Please, without the pictures, retype exactly the lines from the start of the material through the line that holds "plt.rcParams['ytick.color'] = 'black'".
····················
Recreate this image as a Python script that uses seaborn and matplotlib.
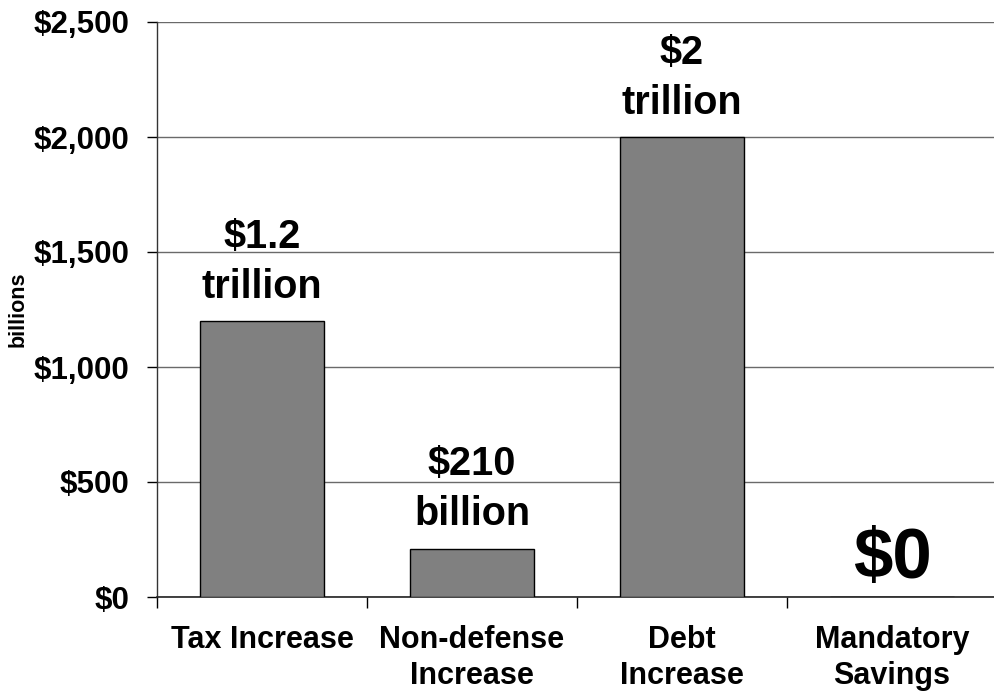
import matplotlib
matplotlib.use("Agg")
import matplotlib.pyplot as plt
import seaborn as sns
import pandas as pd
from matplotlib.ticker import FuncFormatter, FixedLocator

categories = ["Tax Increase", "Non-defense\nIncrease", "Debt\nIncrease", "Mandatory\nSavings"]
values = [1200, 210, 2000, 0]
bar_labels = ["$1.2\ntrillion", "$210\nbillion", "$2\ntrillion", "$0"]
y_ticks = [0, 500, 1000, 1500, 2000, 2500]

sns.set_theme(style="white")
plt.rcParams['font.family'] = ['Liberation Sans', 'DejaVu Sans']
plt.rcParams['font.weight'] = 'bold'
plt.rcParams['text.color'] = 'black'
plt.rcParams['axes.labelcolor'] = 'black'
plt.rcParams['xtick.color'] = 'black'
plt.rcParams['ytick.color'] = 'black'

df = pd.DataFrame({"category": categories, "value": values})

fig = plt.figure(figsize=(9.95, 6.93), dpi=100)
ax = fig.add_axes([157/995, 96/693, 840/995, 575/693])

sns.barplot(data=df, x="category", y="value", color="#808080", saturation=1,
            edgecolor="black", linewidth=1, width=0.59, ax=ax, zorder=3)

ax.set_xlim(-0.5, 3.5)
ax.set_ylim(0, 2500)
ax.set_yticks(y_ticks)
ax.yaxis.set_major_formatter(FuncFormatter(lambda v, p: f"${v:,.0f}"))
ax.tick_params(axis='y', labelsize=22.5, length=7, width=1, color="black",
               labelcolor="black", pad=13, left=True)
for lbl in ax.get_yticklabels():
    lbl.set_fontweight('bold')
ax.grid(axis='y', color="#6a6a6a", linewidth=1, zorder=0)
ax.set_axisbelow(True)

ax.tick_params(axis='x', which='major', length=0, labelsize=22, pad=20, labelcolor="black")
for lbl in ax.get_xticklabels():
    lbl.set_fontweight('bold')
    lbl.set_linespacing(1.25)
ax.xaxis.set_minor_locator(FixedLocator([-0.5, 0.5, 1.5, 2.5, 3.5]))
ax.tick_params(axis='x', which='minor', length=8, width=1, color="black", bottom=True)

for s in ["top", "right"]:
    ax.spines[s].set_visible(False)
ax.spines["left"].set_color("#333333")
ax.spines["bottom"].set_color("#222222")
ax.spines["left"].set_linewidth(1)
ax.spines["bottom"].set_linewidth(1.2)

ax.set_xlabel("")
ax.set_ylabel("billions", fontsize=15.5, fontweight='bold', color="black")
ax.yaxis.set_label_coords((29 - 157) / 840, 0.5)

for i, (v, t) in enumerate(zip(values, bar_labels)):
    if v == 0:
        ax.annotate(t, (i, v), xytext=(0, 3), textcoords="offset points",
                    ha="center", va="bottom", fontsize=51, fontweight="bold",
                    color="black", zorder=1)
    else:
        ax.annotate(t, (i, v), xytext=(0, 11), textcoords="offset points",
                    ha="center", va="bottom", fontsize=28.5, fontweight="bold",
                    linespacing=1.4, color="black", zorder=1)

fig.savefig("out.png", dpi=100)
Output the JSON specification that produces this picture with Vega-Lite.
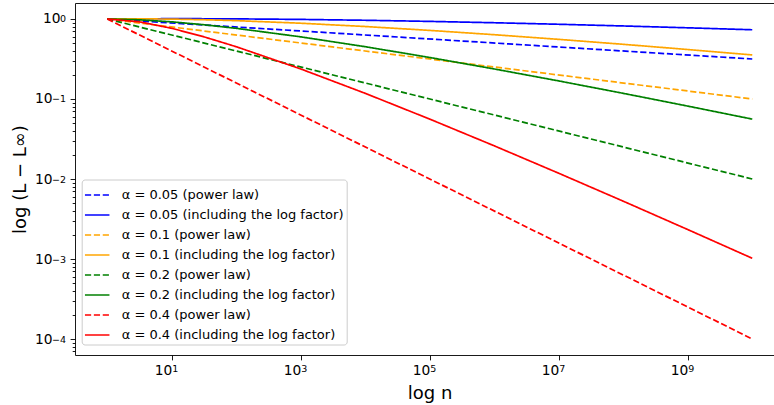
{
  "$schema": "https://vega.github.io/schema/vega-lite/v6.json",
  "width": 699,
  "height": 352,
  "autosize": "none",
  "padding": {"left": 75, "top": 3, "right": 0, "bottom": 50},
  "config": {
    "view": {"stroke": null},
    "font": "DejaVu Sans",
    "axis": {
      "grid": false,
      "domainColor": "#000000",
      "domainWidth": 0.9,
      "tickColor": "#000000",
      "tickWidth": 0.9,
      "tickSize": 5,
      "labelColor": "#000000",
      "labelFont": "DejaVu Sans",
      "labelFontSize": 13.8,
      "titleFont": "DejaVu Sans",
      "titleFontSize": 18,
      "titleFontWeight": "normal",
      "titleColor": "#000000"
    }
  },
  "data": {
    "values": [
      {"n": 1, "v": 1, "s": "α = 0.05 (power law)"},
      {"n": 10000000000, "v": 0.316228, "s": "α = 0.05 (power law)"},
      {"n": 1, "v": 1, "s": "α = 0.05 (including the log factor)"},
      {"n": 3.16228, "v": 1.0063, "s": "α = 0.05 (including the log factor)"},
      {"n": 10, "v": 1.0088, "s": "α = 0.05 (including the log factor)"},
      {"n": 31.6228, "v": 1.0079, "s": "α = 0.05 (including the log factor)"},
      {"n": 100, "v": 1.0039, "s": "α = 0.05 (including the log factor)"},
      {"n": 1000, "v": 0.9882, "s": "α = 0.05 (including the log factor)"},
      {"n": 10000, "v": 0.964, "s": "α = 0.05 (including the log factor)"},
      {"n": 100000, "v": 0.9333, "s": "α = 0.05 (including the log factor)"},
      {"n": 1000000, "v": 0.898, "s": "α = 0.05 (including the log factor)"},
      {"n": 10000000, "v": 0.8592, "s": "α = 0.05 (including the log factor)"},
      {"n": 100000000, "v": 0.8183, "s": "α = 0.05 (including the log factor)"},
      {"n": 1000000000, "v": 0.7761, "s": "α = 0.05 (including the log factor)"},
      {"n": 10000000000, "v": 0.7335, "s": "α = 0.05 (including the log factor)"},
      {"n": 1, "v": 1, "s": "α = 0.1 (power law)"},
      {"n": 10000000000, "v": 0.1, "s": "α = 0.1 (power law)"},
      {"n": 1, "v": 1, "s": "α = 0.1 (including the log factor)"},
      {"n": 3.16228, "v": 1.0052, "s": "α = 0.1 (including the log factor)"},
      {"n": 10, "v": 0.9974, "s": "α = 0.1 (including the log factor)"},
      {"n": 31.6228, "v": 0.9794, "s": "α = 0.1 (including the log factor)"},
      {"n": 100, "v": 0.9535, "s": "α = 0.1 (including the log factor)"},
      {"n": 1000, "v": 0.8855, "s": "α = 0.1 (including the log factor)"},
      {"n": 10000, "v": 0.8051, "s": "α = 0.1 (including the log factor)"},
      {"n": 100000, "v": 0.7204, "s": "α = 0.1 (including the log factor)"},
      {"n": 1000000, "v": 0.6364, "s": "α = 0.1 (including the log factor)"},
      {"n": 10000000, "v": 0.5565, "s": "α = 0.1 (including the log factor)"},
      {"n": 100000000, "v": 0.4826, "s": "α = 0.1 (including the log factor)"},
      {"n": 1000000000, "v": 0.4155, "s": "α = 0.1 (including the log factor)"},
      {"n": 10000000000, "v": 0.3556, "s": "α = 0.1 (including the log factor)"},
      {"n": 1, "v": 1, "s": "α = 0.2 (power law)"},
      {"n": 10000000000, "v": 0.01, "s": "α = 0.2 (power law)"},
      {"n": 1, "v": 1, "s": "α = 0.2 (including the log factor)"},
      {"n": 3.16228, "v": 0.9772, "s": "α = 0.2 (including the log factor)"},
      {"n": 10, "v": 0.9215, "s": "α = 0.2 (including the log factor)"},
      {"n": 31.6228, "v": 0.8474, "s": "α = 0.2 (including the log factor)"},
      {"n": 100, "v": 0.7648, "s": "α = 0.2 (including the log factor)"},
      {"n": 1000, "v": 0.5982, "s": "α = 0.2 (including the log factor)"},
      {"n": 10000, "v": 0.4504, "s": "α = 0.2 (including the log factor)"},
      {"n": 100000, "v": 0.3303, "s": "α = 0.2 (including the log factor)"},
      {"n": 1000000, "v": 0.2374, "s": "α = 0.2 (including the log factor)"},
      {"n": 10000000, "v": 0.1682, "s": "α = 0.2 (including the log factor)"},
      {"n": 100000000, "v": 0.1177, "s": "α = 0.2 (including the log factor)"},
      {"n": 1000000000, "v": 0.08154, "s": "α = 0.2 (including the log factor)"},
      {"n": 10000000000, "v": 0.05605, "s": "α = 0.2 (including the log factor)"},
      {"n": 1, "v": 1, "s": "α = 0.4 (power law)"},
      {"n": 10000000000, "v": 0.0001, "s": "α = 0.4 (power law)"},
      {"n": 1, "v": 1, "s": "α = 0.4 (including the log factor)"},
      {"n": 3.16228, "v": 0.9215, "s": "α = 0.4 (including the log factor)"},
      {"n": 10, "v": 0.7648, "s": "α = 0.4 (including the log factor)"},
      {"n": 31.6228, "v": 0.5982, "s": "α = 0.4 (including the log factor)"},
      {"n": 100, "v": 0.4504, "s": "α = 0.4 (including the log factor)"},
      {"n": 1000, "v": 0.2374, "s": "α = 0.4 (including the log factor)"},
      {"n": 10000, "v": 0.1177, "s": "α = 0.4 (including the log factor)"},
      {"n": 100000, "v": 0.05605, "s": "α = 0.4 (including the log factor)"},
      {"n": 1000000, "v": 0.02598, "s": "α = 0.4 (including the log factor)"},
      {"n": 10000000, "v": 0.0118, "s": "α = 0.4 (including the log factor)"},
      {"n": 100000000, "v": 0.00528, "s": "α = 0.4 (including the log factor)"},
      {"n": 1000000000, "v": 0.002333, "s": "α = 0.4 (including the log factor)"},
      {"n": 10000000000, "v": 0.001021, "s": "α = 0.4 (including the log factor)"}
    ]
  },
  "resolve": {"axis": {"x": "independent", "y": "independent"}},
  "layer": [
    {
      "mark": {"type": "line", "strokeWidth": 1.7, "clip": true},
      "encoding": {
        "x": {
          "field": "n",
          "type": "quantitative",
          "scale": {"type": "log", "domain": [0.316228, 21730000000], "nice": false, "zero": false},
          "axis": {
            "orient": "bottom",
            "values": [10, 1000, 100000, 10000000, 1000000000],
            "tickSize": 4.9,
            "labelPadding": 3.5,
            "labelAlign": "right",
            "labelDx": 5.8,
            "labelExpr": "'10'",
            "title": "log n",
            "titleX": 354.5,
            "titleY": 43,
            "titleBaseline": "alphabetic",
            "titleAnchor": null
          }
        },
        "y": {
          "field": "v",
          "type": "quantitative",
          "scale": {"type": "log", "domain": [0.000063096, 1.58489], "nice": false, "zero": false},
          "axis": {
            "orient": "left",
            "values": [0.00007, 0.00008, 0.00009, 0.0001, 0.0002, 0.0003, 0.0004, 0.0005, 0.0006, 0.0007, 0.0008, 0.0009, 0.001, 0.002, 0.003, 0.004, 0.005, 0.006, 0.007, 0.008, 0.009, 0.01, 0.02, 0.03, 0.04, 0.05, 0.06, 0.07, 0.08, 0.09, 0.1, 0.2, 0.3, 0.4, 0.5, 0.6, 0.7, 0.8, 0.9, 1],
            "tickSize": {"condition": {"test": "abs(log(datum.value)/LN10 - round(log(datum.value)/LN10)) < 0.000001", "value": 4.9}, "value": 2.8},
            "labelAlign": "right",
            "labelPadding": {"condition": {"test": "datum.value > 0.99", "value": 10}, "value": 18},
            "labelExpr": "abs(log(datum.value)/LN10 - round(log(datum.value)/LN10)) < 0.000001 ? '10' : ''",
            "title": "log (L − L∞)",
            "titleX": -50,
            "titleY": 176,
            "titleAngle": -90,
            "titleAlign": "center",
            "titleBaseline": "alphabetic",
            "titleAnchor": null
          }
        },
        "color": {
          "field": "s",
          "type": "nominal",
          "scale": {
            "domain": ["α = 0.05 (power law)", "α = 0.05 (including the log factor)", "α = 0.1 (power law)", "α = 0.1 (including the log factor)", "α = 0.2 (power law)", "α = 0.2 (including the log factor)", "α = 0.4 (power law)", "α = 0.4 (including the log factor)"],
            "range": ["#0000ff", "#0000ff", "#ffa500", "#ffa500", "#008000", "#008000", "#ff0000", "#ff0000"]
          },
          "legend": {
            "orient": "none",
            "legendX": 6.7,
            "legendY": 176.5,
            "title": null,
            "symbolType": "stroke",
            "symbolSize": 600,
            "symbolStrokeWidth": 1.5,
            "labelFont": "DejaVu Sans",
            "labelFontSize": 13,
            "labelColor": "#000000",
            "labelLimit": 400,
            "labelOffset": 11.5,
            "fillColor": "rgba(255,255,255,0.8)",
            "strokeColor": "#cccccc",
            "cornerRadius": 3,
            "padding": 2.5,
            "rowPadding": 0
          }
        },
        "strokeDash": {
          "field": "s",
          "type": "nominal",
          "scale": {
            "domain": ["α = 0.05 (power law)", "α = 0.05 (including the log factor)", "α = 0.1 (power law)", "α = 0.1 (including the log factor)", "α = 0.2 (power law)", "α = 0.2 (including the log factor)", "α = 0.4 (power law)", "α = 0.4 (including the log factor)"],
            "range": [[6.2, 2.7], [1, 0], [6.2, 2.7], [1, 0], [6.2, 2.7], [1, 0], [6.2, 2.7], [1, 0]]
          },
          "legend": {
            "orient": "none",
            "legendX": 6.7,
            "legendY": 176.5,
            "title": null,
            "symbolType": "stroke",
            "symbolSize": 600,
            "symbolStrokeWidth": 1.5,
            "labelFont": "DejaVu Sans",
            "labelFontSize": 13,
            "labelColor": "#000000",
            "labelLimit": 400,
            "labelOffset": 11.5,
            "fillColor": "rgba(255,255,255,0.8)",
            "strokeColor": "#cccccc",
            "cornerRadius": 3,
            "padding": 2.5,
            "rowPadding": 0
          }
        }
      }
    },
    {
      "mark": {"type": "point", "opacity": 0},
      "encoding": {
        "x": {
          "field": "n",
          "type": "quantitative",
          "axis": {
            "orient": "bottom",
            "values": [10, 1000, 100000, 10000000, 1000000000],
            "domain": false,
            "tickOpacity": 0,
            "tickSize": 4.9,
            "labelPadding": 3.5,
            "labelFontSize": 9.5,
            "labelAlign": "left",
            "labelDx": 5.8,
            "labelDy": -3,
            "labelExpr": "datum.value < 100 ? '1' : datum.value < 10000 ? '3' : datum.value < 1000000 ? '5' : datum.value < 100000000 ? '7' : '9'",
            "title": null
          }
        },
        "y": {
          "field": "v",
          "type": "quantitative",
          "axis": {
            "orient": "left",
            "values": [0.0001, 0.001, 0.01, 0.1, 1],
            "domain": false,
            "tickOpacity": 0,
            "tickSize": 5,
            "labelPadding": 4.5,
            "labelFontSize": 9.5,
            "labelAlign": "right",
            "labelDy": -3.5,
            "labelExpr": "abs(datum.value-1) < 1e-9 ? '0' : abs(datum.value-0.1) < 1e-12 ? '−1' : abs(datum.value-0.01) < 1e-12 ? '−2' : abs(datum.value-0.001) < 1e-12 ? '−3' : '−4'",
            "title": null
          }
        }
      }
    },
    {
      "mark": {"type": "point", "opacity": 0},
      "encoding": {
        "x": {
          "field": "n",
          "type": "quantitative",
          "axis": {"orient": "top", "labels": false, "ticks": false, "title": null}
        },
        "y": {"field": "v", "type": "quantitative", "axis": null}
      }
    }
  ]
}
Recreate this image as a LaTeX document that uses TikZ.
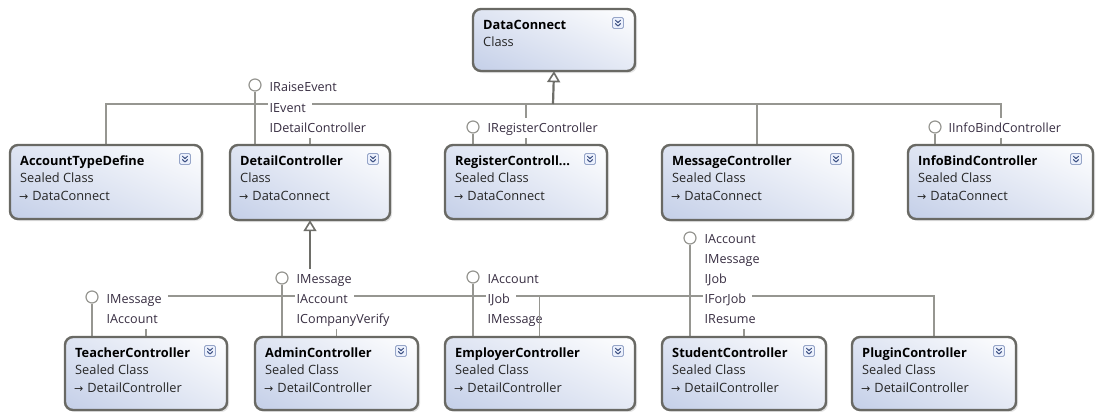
····················
**Answer to this task:**
Recreate this image as a Python script that uses seaborn and matplotlib.
import matplotlib
matplotlib.use("Agg")
import matplotlib.pyplot as plt
import seaborn as sns
import pandas as pd
from matplotlib.ticker import FuncFormatter, FixedLocator

categories = ["Tax Increase", "Non-defense\nIncrease", "Debt\nIncrease", "Mandatory\nSavings"]
values = [1200, 210, 2000, 0]
bar_labels = ["$1.2\ntrillion", "$210\nbillion", "$2\ntrillion", "$0"]
y_ticks = [0, 500, 1000, 1500, 2000, 2500]

sns.set_theme(style="white")
plt.rcParams['font.family'] = ['Liberation Sans', 'DejaVu Sans']
plt.rcParams['font.weight'] = 'bold'
plt.rcParams['text.color'] = 'black'
plt.rcParams['axes.labelcolor'] = 'black'
plt.rcParams['xtick.color'] = 'black'
plt.rcParams['ytick.color'] = 'black'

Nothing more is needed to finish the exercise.